Épousant un peu la même ivresse rythmique que Crystal Tears, Moments of Unexpected Sadness est un superbe titre qui porte son nom à merveille. C'est une mélancolie qui valse dans les ritournelles d'un délicat mouvement de séquences dont les salves morphiques n'arrivent en aucun moment à déchirer cette brume de mellotron aussi musicale que celle des Moody Blues. Et ces voix éthérées qu'Emmens dessine pour nos oreilles, elles sont superbes de tendresse!
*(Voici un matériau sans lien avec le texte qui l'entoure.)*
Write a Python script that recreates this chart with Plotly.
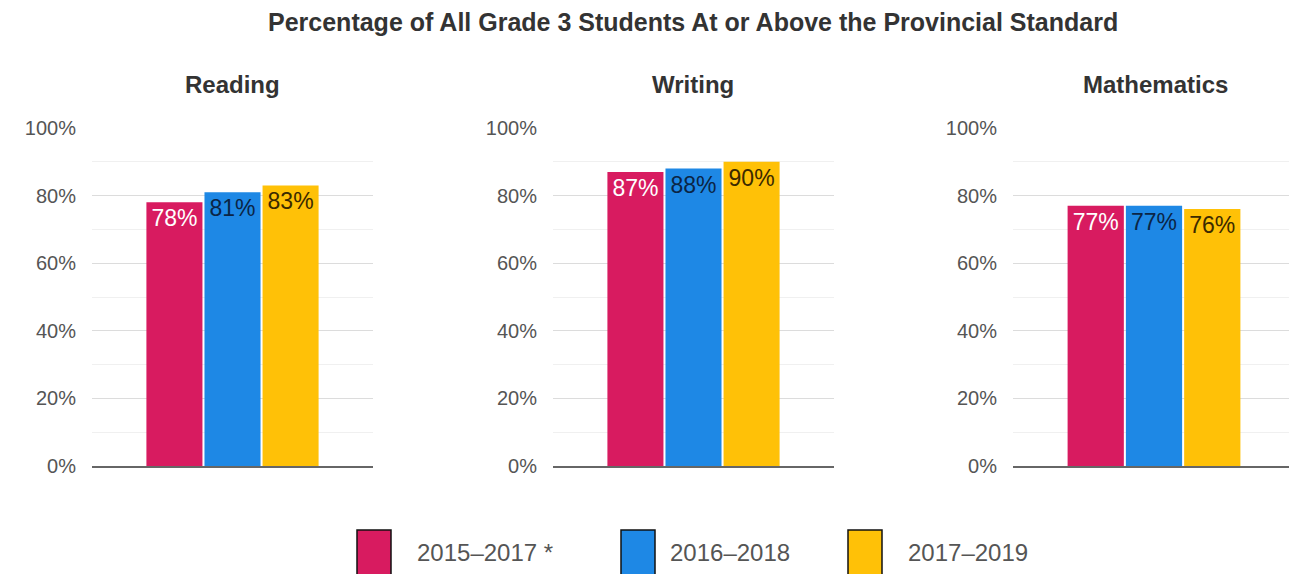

Elles sont aussi envoûtantes que fragiles et chantent avec la même douceur maternelle que les fins solos que le synthésiste Hollandais parvient à tisser des brumes chantantes. C'est très beau et ça titille l'âme, vous n'avez pas idée! Conspiracy of Two Forces offre aussi une structure de rythme ambiant où les séquences stationnaires de Ruud Heij papillonnent et entrecroisent leurs ailes rythmées avec de fines modulations qui oscillent dans les charmes d'un synthé rêveur aux solos nasillards. Plus lourd et toujours aussi stationnaire et nappé d'une brume mystique qui laisse passer de beaux solos romanesques, Driving Home on a Rainy Night clôture un bel album dont la plus grande qualité est d'être dans la continuité de Return to the Origin.